Let me drop some science on this blog. And I want those of the 1980’s and 1990’s born to pay attention. And those older pay attention too. What I am about to comment is a lesson I’ve learned growing about work. Back in the old school days in which those older than me know, there were times when African-Americans were working with all kinds of jobs. Ranging from meat shops, funeral homes, street sweepers, welders, and many other occupational jobs that half today wouldn’t even touch. Or even work as teachers. For teachers, I know alot of females work at that profession and I’m not knocking the hustle. But what I don’t see is alot of Black males doing the thing in the classroom. Now there are some. But back then, it was an important concern plus idea. And I’ve heard that from a Hmong Elementary School principal and one of my former college professors who was Jewish.  Not kidding. Even at one point, the WWE wanted to recruit and or hire African-Americans not just for Wrestling, but maybe for other areas of employment with the company.

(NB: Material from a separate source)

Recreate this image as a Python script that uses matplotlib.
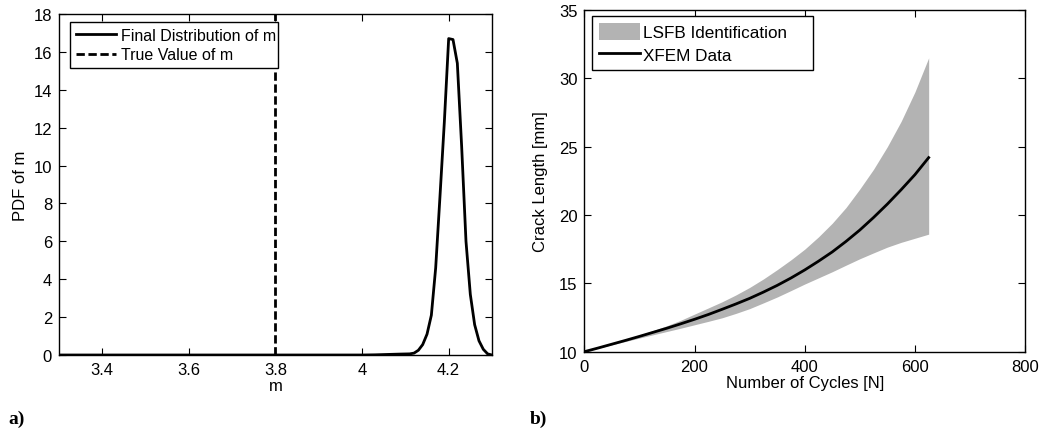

Also if the jobs being beneath African-Americans like scrubbing toilets is not huge, then what is? There was a time when Charles Rangel was interviewed in 2007 about a time he worked in hardware stores, mopped floors, worked at hotels either good or bad, but he still wanted to pursue at a career in which he has now, as a Representative. In his own words:

“I worked in hardware stores, I mopped floors, worked in good and bad hotels. But none of that meant a thing to me because I knew it was just a matter of time before I’d be out of it. So you need those jobs, and there’s no job no Americans wants – just give him some pay.”

So even a Congressman like Rangel had to start somewhere. Even he was drafted into the U.S. Military during the Korean War era.

According to some sources, I found that jobs like agriculture and maids, aren’t the norm for any American. Including African Americans. As an example, the issue of farming came up at one time, that was a turn off in the thought of Slavery. Not kidding. But on the flip side, I’ve seen black farmers! And one of my relatives is a farmer! So I don’t know what the big deal is. I’ve heard about service jobs like maids, servants for hotels and country clubs. Some won’t take those, but it is a job despite of the mindset. Now I know that what I’m writing here may be “sensitive” but it’s time to snap out of the funk and call it what it is. Black folks, we need to snap out of this! OK so a job like a cleaning lady or a master presser may not be a favorable job, but like my father once said: “A job is a job.” Of course we want to have the best jobs out there. Some of us are owning businesses. So I think those of us who don’t want to be maids or janitors, let’s be something else that can have some pride. Like working as a nurse. And yes, there are male nurses on the rise. Now if you are in these professions and show great pride in the work, I salute you. Literally.

Instead of waiting on our Government to get the jobs we would like to invest, why can’t those of us be the next CEO’s? Or the Business Owners? I driven around the Black Community around Milwaukee and looked at the empty buildings and the thought of me asking what should go here? This is why I do this, and plus I’ll do a part 3. And speaking of WNOV in Milwaukee, they are 100% black owned. Just a fact.

But right now, just get out to the house, work and get some skills black folks! Network also. Return to the college classrooms. Maybe if the positions I highlighted had more blacks working, there wouldn’t be a high amount of unemployment.